▶ [WHAT IS ASKED]: Exactly as written, quote every line that follows, skipping the images.

══ PROVIDED MATERIAL

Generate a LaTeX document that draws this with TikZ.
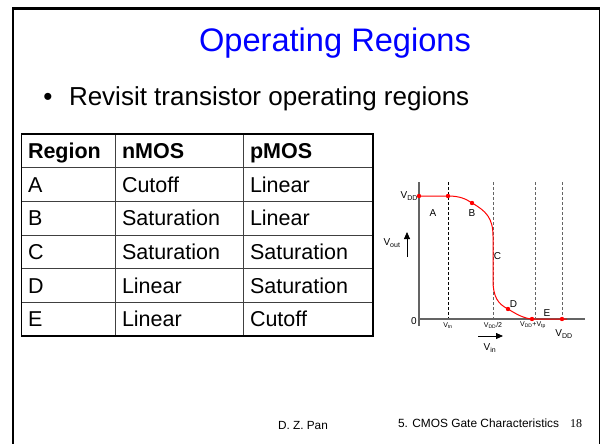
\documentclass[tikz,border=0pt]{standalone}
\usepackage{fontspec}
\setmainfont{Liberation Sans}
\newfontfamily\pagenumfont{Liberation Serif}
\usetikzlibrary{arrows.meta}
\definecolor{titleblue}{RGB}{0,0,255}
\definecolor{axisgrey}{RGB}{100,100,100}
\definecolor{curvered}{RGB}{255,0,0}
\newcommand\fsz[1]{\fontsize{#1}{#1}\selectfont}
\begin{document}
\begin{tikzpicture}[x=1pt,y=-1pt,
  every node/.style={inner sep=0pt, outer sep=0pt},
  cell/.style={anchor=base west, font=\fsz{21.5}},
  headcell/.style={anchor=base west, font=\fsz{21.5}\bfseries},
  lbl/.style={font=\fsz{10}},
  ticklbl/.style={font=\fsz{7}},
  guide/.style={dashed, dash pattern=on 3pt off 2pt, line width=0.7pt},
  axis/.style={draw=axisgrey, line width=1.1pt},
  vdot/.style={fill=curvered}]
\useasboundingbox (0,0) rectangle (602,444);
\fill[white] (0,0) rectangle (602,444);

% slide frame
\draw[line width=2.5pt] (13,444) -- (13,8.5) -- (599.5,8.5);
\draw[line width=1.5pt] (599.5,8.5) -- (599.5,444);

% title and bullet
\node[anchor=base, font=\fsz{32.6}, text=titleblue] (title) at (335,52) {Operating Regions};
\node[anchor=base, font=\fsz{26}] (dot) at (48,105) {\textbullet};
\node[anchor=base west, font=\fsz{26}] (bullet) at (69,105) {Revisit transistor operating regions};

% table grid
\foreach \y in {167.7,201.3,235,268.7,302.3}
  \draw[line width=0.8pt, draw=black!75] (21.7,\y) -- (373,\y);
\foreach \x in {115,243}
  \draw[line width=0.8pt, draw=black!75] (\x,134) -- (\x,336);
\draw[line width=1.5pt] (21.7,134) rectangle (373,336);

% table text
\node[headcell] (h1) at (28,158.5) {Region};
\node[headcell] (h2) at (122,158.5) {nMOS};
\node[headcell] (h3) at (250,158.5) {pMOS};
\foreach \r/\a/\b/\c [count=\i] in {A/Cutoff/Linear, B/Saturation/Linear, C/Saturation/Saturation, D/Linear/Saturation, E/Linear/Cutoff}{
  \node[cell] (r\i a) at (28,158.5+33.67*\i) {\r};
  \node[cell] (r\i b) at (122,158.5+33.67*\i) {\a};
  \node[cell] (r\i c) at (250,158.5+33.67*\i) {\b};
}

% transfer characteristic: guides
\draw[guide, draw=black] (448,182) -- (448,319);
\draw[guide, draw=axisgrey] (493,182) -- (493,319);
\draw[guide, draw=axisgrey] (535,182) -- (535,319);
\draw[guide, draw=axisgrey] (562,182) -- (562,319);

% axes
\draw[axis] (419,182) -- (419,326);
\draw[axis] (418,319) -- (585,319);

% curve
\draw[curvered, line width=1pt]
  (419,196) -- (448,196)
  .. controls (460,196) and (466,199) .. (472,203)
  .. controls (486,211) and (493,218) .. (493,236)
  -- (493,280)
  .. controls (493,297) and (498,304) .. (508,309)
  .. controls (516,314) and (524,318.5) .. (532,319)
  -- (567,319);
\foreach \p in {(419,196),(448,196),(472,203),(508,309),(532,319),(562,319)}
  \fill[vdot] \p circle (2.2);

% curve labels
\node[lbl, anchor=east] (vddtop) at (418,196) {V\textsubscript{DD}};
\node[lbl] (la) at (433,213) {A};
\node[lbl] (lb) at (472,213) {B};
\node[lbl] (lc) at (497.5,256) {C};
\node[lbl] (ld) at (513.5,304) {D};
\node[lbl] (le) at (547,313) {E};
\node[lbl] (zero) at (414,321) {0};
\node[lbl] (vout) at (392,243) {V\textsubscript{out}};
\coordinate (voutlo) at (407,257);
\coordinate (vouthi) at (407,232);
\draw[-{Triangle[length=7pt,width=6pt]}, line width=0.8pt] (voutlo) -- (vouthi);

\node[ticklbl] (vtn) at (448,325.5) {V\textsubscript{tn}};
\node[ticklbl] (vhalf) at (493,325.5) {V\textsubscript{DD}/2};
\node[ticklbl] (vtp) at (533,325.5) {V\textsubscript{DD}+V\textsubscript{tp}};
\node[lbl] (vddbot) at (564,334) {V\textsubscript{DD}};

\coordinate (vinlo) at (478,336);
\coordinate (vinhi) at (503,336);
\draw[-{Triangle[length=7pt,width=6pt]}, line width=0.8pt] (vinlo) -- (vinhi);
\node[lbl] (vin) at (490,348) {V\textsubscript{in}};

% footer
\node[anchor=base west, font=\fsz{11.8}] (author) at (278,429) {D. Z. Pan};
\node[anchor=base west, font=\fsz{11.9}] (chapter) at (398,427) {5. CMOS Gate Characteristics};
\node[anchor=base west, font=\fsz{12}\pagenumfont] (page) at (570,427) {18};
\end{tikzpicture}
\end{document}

════

▶ [FULL SOLUTION]:
Generate a LaTeX document that draws this with TikZ.
\documentclass[tikz,border=0pt]{standalone}
\usepackage{fontspec}
\setmainfont{Liberation Sans}
\newfontfamily\pagenumfont{Liberation Serif}
\usetikzlibrary{arrows.meta}
\definecolor{titleblue}{RGB}{0,0,255}
\definecolor{axisgrey}{RGB}{100,100,100}
\definecolor{curvered}{RGB}{255,0,0}
\newcommand\fsz[1]{\fontsize{#1}{#1}\selectfont}
\begin{document}
\begin{tikzpicture}[x=1pt,y=-1pt,
  every node/.style={inner sep=0pt, outer sep=0pt},
  cell/.style={anchor=base west, font=\fsz{21.5}},
  headcell/.style={anchor=base west, font=\fsz{21.5}\bfseries},
  lbl/.style={font=\fsz{10}},
  ticklbl/.style={font=\fsz{7}},
  guide/.style={dashed, dash pattern=on 3pt off 2pt, line width=0.7pt},
  axis/.style={draw=axisgrey, line width=1.1pt},
  vdot/.style={fill=curvered}]
\useasboundingbox (0,0) rectangle (602,444);
\fill[white] (0,0) rectangle (602,444);

% slide frame
\draw[line width=2.5pt] (13,444) -- (13,8.5) -- (599.5,8.5);
\draw[line width=1.5pt] (599.5,8.5) -- (599.5,444);

% title and bullet
\node[anchor=base, font=\fsz{32.6}, text=titleblue] (title) at (335,52) {Operating Regions};
\node[anchor=base, font=\fsz{26}] (dot) at (48,105) {\textbullet};
\node[anchor=base west, font=\fsz{26}] (bullet) at (69,105) {Revisit transistor operating regions};

% table grid
\foreach \y in {167.7,201.3,235,268.7,302.3}
  \draw[line width=0.8pt, draw=black!75] (21.7,\y) -- (373,\y);
\foreach \x in {115,243}
  \draw[line width=0.8pt, draw=black!75] (\x,134) -- (\x,336);
\draw[line width=1.5pt] (21.7,134) rectangle (373,336);

% table text
\node[headcell] (h1) at (28,158.5) {Region};
\node[headcell] (h2) at (122,158.5) {nMOS};
\node[headcell] (h3) at (250,158.5) {pMOS};
\foreach \r/\a/\b/\c [count=\i] in {A/Cutoff/Linear, B/Saturation/Linear, C/Saturation/Saturation, D/Linear/Saturation, E/Linear/Cutoff}{
  \node[cell] (r\i a) at (28,158.5+33.67*\i) {\r};
  \node[cell] (r\i b) at (122,158.5+33.67*\i) {\a};
  \node[cell] (r\i c) at (250,158.5+33.67*\i) {\b};
}

% transfer characteristic: guides
\draw[guide, draw=black] (448,182) -- (448,319);
\draw[guide, draw=axisgrey] (493,182) -- (493,319);
\draw[guide, draw=axisgrey] (535,182) -- (535,319);
\draw[guide, draw=axisgrey] (562,182) -- (562,319);

% axes
\draw[axis] (419,182) -- (419,326);
\draw[axis] (418,319) -- (585,319);

% curve
\draw[curvered, line width=1pt]
  (419,196) -- (448,196)
  .. controls (460,196) and (466,199) .. (472,203)
  .. controls (486,211) and (493,218) .. (493,236)
  -- (493,280)
  .. controls (493,297) and (498,304) .. (508,309)
  .. controls (516,314) and (524,318.5) .. (532,319)
  -- (567,319);
\foreach \p in {(419,196),(448,196),(472,203),(508,309),(532,319),(562,319)}
  \fill[vdot] \p circle (2.2);

% curve labels
\node[lbl, anchor=east] (vddtop) at (418,196) {V\textsubscript{DD}};
\node[lbl] (la) at (433,213) {A};
\node[lbl] (lb) at (472,213) {B};
\node[lbl] (lc) at (497.5,256) {C};
\node[lbl] (ld) at (513.5,304) {D};
\node[lbl] (le) at (547,313) {E};
\node[lbl] (zero) at (414,321) {0};
\node[lbl] (vout) at (392,243) {V\textsubscript{out}};
\coordinate (voutlo) at (407,257);
\coordinate (vouthi) at (407,232);
\draw[-{Triangle[length=7pt,width=6pt]}, line width=0.8pt] (voutlo) -- (vouthi);

\node[ticklbl] (vtn) at (448,325.5) {V\textsubscript{tn}};
\node[ticklbl] (vhalf) at (493,325.5) {V\textsubscript{DD}/2};
\node[ticklbl] (vtp) at (533,325.5) {V\textsubscript{DD}+V\textsubscript{tp}};
\node[lbl] (vddbot) at (564,334) {V\textsubscript{DD}};

\coordinate (vinlo) at (478,336);
\coordinate (vinhi) at (503,336);
\draw[-{Triangle[length=7pt,width=6pt]}, line width=0.8pt] (vinlo) -- (vinhi);
\node[lbl] (vin) at (490,348) {V\textsubscript{in}};

% footer
\node[anchor=base west, font=\fsz{11.8}] (author) at (278,429) {D. Z. Pan};
\node[anchor=base west, font=\fsz{11.9}] (chapter) at (398,427) {5. CMOS Gate Characteristics};
\node[anchor=base west, font=\fsz{12}\pagenumfont] (page) at (570,427) {18};
\end{tikzpicture}
\end{document}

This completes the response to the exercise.